I ran that diff through my set of clang builds on
v5.17-rc5-21-g23d04328444a and only found one issue:

https://github.com/ClangBuiltLinux/linux/issues/1603

I think that should be fixed on the clang side. Once it is, I think we
could just disable that warning in those translation units for older
versions of clang to keep the status quo.

Cheers,
Nathan

2022-02-26 01:58:45

by Uecker, Martin

[permalink] [raw]
Subject: Re: [RFC PATCH 03/13] usb: remove the usage of the list iterator after the loop

Am Mittwoch, den 23.02.2022, 20:54 +0000 schrieb Linus Torvalds:
> On Wed, Feb 23, 2022 at 12:43 PM Linus Torvalds
> <[email protected]> wrote:
> > Of course, the C standard being the bunch of incompetents they are,
> > they in the process apparently made left-shifts undefined (rather than
> > implementation-defined). Christ, they keep on making the same mistakes
> > over and over. What was the definition of insanity again?

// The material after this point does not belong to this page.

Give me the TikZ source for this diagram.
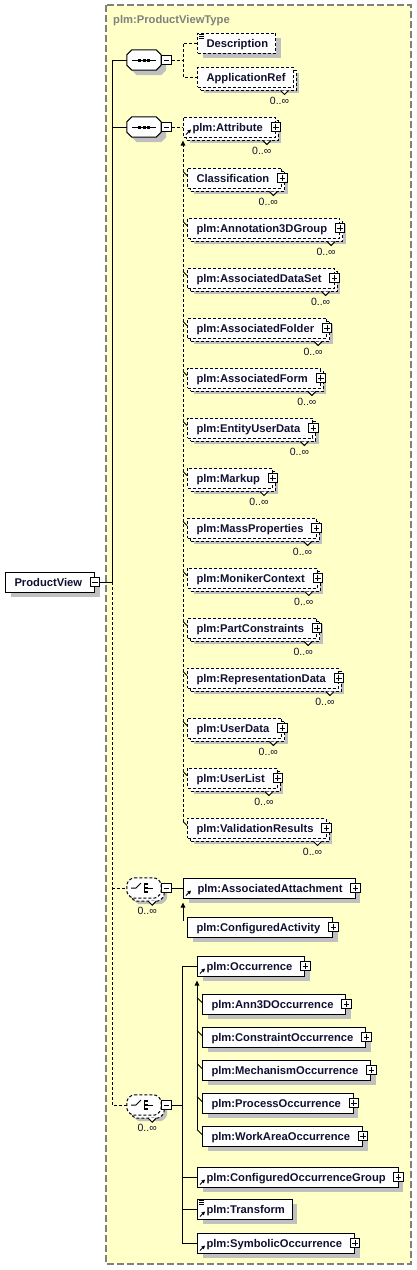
\documentclass[tikz,border=0pt]{standalone}
\usepackage{fontspec}
\setmainfont{Liberation Sans}
\usetikzlibrary{arrows.meta,calc,shadows}

\definecolor{paneyellow}{HTML}{FFFFC8}
\definecolor{panegray}{HTML}{808080}
\definecolor{shadegray}{HTML}{C0C0C0}
\definecolor{inktext}{HTML}{101030}

\newcommand\elemfont{\fontsize{11.2}{13}\selectfont\bfseries}
\newcommand\cardfont{\fontsize{10.5}{12}\selectfont}
% octagon outline round a compositor node
\newcommand\octagon[2]{%
  \path[#1] ($(#2.north west)+(5,0)$) -- ($(#2.north east)+(-5,0)$) -- ($(#2.north east)+(0,5)$)
    -- ($(#2.south east)+(0,-5)$) -- ($(#2.south east)+(-5,0)$) -- ($(#2.south west)+(5,0)$)
    -- ($(#2.south west)+(0,-5)$) -- ($(#2.north west)+(0,5)$) -- cycle;}

\tikzset{
  conn/.style={line width=1pt},
  opt/.style={dash pattern=on 3pt off 2pt},
  frame/.style={draw=panegray, fill=paneyellow, line width=1.5pt, dash pattern=on 7pt off 3pt},
  typetitle/.style={anchor=west, inner sep=0pt, font=\elemfont, text=panegray, text height=8pt, text depth=0pt},
  box/.style={draw, fill=white, line width=1pt, anchor=west, minimum height=20pt,
    inner xsep=0pt, inner ysep=0pt, text height=8pt, text depth=0pt, font=\elemfont, text=inktext,
    execute at begin node={\hspace*{9pt}}, execute at end node={\hspace*{#1}}},
  box/.default=12.5pt,
  elem/.style={box=#1, drop shadow={shadow xshift=5pt, shadow yshift=-5pt, fill=shadegray, opacity=1}},
  elem/.default=12.5pt,
  multi/.style={box=#1, drop shadow={shadow xshift=6pt, shadow yshift=-6pt, fill=shadegray, opacity=1},
    copy shadow={shadow xshift=3pt, shadow yshift=-3pt, draw=black, fill=white, line width=1pt, dash pattern=on 3pt off 2pt}},
  multi/.default=12.5pt,
  compo/.style={minimum width=34pt, minimum height=20pt, inner sep=0pt},
  seqline/.style={draw, fill=white, line width=1pt,
    drop shadow={shadow xshift=5pt, shadow yshift=-5pt, fill=shadegray, opacity=1}},
  choiceline/.style={draw, fill=white, line width=1pt, opt, rounded corners=2.5pt,
    drop shadow={shadow xshift=6pt, shadow yshift=-6pt, fill=shadegray, opacity=1},
    copy shadow={shadow xshift=3pt, shadow yshift=-3pt, draw=black, fill=white, line width=1pt, dash pattern=on 3pt off 2pt}},
  plusbox/.style={draw, fill=white, line width=1pt, minimum size=9.5pt, inner sep=0pt,
    path picture={\draw[line width=1pt] ([xshift=2pt]path picture bounding box.west) -- ([xshift=-2pt]path picture bounding box.east)
      ([yshift=-2pt]path picture bounding box.north) -- ([yshift=2pt]path picture bounding box.south);}},
  minusbox/.style={draw, fill=white, line width=1pt, minimum size=9.5pt, inner sep=0pt,
    path picture={\draw[line width=1pt] ([xshift=2pt]path picture bounding box.west) -- ([xshift=-2pt]path picture bounding box.east);}},
  card/.style={inner sep=0pt, font=\cardfont, text=inktext},
  notch/.style={line width=1pt, fill=white},
  subtip/.style={-{Triangle[width=4.5pt,length=5pt]}},
  reftip/.style={line width=1pt, -{Triangle[width=3.5pt,length=3.5pt]}}
}

\begin{document}
\begin{tikzpicture}[x=1pt,y=-1pt]
  \useasboundingbox (0,0) rectangle (417,1270);

  % Complex type frame
  \draw[frame] (106,5) rectangle (411,1264);
  \node[typetitle] (typename) at (113,19) {plm:ProductViewType};

  % Root element
  \node[elem] (pview) at (5,582) {ProductView};
  \node[minusbox] (tgpview) at (pview.east) {};

  % Compositors
  \node[compo] (seqA) at (144,60) {};
  \node[compo] (seqB) at (144,127) {};
  \node[compo] (choiceA) at (144,888) {};
  \node[compo] (choiceB) at (144,1105) {};
  \octagon{seqline}{seqA}
  \octagon{seqline}{seqB}
  \octagon{choiceline}{choiceA}
  \octagon{choiceline}{choiceB}
  \node[minusbox,anchor=west] (tgseqA) at (seqA.east) {};
  \node[minusbox,anchor=west] (tgseqB) at (seqB.east) {};
  \node[minusbox,anchor=west] (tgchoiceA) at (choiceA.east) {};
  \node[minusbox,anchor=west] (tgchoiceB) at (choiceB.east) {};

  \foreach \nm in {seqA,seqB} {
    \draw[conn] ($(\nm.center)+(-12,0)$) -- ($(\nm.center)+(12,0)$);
    \foreach \dx in {-4.5,0,4.5}
      \fill ($(\nm.center)+(\dx-1.5,-1.5)$) rectangle ++(3,3);
  }
  \foreach \nm in {choiceA,choiceB} {
    \draw[conn] ($(\nm.center)+(-13,0)$) -- ++(5,0) -- ++(5,-5);
    \draw[conn] ($(\nm.center)+(0,-5)$) -- ++(0,10);
    \draw[conn] ($(\nm.center)+(4,0)$) -- ++(5,0);
    \foreach \dy in {-4,0,4}
      \fill ($(\nm.center)+(1,\dy-1)$) rectangle ++(3,2);
  }

  % First sequence
  \node[elem=7.5pt,opt] (desc) at (197,43) {Description};
  \node[multi=7.5pt,opt] (appref) at (197,77) {ApplicationRef};

  % Second sequence: substitution group
  \node[multi,opt] (attr) at (183,127) {plm:Attribute};
  \node[plusbox] (tgattr) at (attr.east) {};
  \foreach \nm/\txt [count=\i from 0] in {classif/Classification, annot/plm:Annotation3DGroup,
      dataset/plm:AssociatedDataSet, folder/plm:AssociatedFolder, form/plm:AssociatedForm,
      entity/plm:EntityUserData, markup/plm:Markup, mass/plm:MassProperties,
      moniker/plm:MonikerContext, partcons/plm:PartConstraints, repdata/plm:RepresentationData,
      userdata/plm:UserData, userlist/plm:UserList, validres/plm:ValidationResults} {
    \node[multi,opt] (\nm) at (187,{178+50*\i}) {\txt};
    \node[plusbox] (tg\nm) at (\nm.east) {};
    \draw[conn] ([shift={(-4,4)}]\nm.north west) -- ++(4,4);
  }

  % First choice
  \node[elem] (attach) at (183,888) {\hspace*{5pt}plm:AssociatedAttachment};
  \node[plusbox] (tgattach) at (attach.east) {};
  \node[elem] (confact) at (187,927) {plm:ConfiguredActivity};
  \node[plusbox] (tgconfact) at (confact.east) {};

  % Second choice
  \node[elem] (occ) at (197,966) {plm:Occurrence};
  \node[plusbox] (tgocc) at (occ.east) {};
  \foreach \nm/\txt [count=\i from 0] in {ann3d/plm:Ann3DOccurrence, consocc/plm:ConstraintOccurrence,
      mechocc/plm:MechanismOccurrence, prococc/plm:ProcessOccurrence, workocc/plm:WorkAreaOccurrence} {
    \node[elem] (\nm) at (202,{1004+33*\i}) {\txt};
    \node[plusbox] (tg\nm) at (\nm.east) {};
    \draw[conn] ([shift={(-5,4)}]\nm.north west) -- ++(5,5);
  }
  \node[elem] (confgrp) at (197,1177) {plm:ConfiguredOccurrenceGroup};
  \node[plusbox] (tgconfgrp) at (confgrp.east) {};
  \node[elem=7.5pt] (transform) at (197,1209) {plm:Transform};
  \node[elem] (symbocc) at (197,1243) {plm:SymbolicOccurrence};
  \node[plusbox] (tgsymbocc) at (symbocc.east) {};

  % Occurrence marks
  \foreach \nm in {appref,attr,classif,annot,dataset,folder,form,entity,markup,mass,
      moniker,partcons,repdata,userdata,userlist,validres,choiceA,choiceB} {
    \draw[notch] ($(\nm.south -| \nm.east)+(-13,3)$) -- ++(4,4) -- ++(4,-4);
    \node[card] (card\nm) at ($(\nm.south -| \nm.east)+(-14,13)$) {0..∞};
  }

  % Reference and simple content icons
  \foreach \nm in {attr,attach,occ,confgrp,transform,symbocc}
    \draw[reftip] ([shift={(3,-3)}]\nm.south west) -- ++(5,-5);
  \foreach \nm in {desc,transform}
    \foreach \dy in {2,4,6}
      \draw[line width=0.8pt] ([shift={(2,\dy)}]\nm.north west) -- ++(5,0);

  % Trunk
  \coordinate (trunk) at (112,582);
  \draw[conn] (tgpview.east) -- (trunk);
  \draw[conn] (trunk) -- (trunk |- seqA.west) -- (seqA.west);
  \draw[conn] (trunk |- seqB.west) -- (seqB.west);
  \draw[conn,opt] (trunk) -- (trunk |- choiceB.west) -- (choiceB.west);
  \draw[conn,opt] (trunk |- choiceA.west) -- (choiceA.west);

  % Sequence branches
  \coordinate (forkA) at (183,60);
  \draw[conn,opt] (tgseqA.east) -- (forkA);
  \draw[conn,opt] (desc.west) -- (desc.west -| forkA) -- (appref.west -| forkA) -- (appref.west);
  \draw[conn,opt] (tgseqB.east) -- (attr.west);
  \draw[conn,opt,subtip] ([shift={(-4,4)}]validres.north west) -- ([shift={(0,3)}]attr.south west);

  % Choice branches
  \draw[conn] (tgchoiceA.east) -- (attach.west);
  \draw[conn,subtip] ([shift={(-4,4)}]confact.north west) -- ([shift={(0,4)}]attach.south west);
  \coordinate (forkC) at (182,1105);
  \draw[conn] (tgchoiceB.east) -- (forkC);
  \draw[conn] (occ.west) -- (occ.west -| forkC) -- (symbocc.west -| forkC) -- (symbocc.west);
  \draw[conn] (confgrp.west -| forkC) -- (confgrp.west);
  \draw[conn] (transform.west -| forkC) -- (transform.west);
  \draw[conn,subtip] ([shift={(-5,4)}]workocc.north west) -- ([shift={(0,4)}]occ.south west);
\end{tikzpicture}
\end{document}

Implementation-defined only means that it needs to be
documented (and clang does not even do this), so
I am not sure what difference this would make.

> Hey, some more googling on my part seems to say that somebody saw the
> light, and it's likely getting fixed in newer C standard version.

I don't think it is changed. But C23 will require
integers to be repreeted using two's complement,
so there is a better chance to fix things
like this in the future.

> So it was just a mistake, not actual malice. Maybe we can hope that
> the tide is turning against the "undefined" crowd that used to rule
> the roost in the C standards bodies. Maybe the fundamental security
> issues with undefined behavior finally convinced people how bad it
> was?

The right people to complain to are the
compiler vendors, because they decide what
UB does in their implementation. In the
standard body the same people argue that
the standard has to codify existing
practice. Even in cases where the standard
defines behavior, compilers sometimes simply
ignore this (e.g. pointer comparison or
pointer-to-integer round trips). So the
power is really with the compiler writers.


Martin


2022-02-26 02:36:17

by Linus Torvalds

[permalink] [raw]
Subject: Re: [RFC PATCH 03/13] usb: remove the usage of the list iterator after the loop

On Fri, Feb 25, 2022 at 1:36 PM Uecker, Martin
<[email protected]> wrote:
>
> Implementation-defined only means that it needs to be
> documented (and clang does not even do this), so
> I am not sure what difference this would make.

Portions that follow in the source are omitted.